▶ **Exercise goal**
Starting with the first line below, extract each line through the one that contains "plt.rcParams['font.family'] = ['Lato', 'DejaVu", inclusive, excluding pictures.

▶ **Material provided**

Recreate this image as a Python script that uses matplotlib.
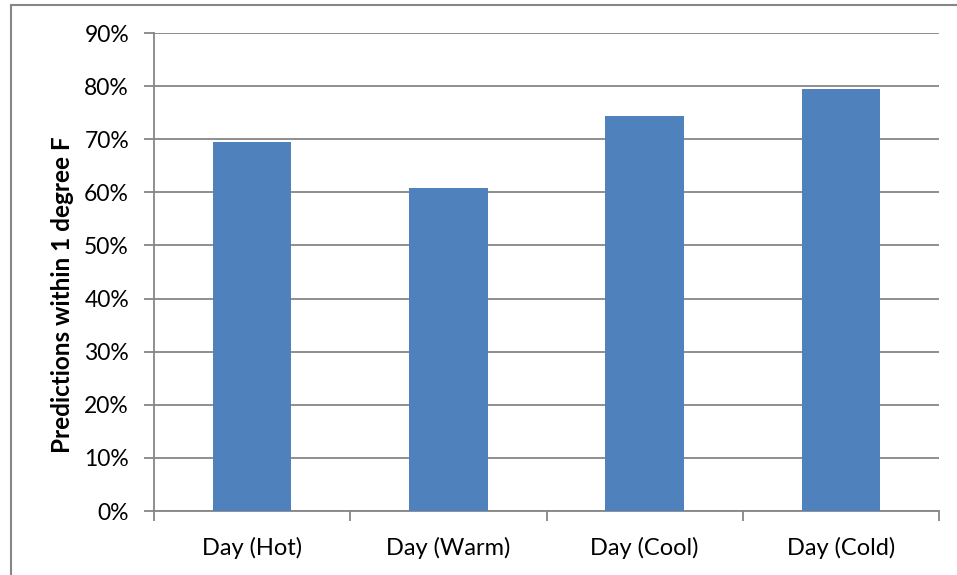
import matplotlib.pyplot as plt
from matplotlib.patches import Rectangle
from matplotlib.ticker import PercentFormatter

# values (fraction within 1 degree F)
categories = ["Day (Hot)", "Day (Warm)", "Day (Cool)", "Day (Cold)"]
values = [0.694, 0.609, 0.744, 0.794]
y_ticks = [0.0, 0.1, 0.2, 0.3, 0.4, 0.5, 0.6, 0.7, 0.8, 0.9]

plt.rcParams['font.family'] = ['Lato', 'DejaVu Sans']

grey = "#868686"
fig = plt.figure(figsize=(9.57, 5.75), dpi=100)
ax = fig.add_axes([154 / 957, 1 - 511 / 575, 785 / 957, 478 / 575])

x = list(range(len(categories)))
ax.bar(x, values, width=0.4, color="#4F81BD", zorder=3)

ax.set_xlim(-0.5, len(categories) - 0.5)
ax.set_ylim(0, 0.9)
ax.set_yticks(y_ticks)
ax.yaxis.set_major_formatter(PercentFormatter(1.0, decimals=0))
ax.set_xticks(x)
ax.set_xticklabels(categories)
ax.set_xticks([i - 0.5 for i in range(len(categories) + 1)], minor=True)

ax.grid(axis='y', color=grey, linewidth=1.3, zorder=0)
for side in ['top', 'right']:
    ax.spines[side].set_visible(False)
for side in ['left', 'bottom']:
    ax.spines[side].set_color(grey)
    ax.spines[side].set_linewidth(1.3)

ax.tick_params(axis='y', length=7, width=1.3, color=grey, labelsize=16.5, pad=11)
ax.tick_params(axis='x', which='major', length=0, labelsize=17, pad=19)
ax.tick_params(axis='x', which='minor', length=7, width=1.3, color=grey)

ax.set_ylabel("Predictions within 1 degree F", fontsize=17.5, fontweight='bold', va='center')
ax.yaxis.set_label_coords((63 - 154) / 785, (511 - 295) / 478)

# outer chart border
fig.patches.append(Rectangle((11 / 957, -0.05), 1.0, 1 - 5 / 575 + 0.05,
                             transform=fig.transFigure, fill=False,
                             edgecolor=grey, linewidth=1.5))

fig.savefig("out.png", dpi=100)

▶ **Task output**
Recreate this image as a Python script that uses matplotlib.
import matplotlib.pyplot as plt
from matplotlib.patches import Rectangle
from matplotlib.ticker import PercentFormatter

# values (fraction within 1 degree F)
categories = ["Day (Hot)", "Day (Warm)", "Day (Cool)", "Day (Cold)"]
values = [0.694, 0.609, 0.744, 0.794]
y_ticks = [0.0, 0.1, 0.2, 0.3, 0.4, 0.5, 0.6, 0.7, 0.8, 0.9]

plt.rcParams['font.family'] = ['Lato', 'DejaVu Sans']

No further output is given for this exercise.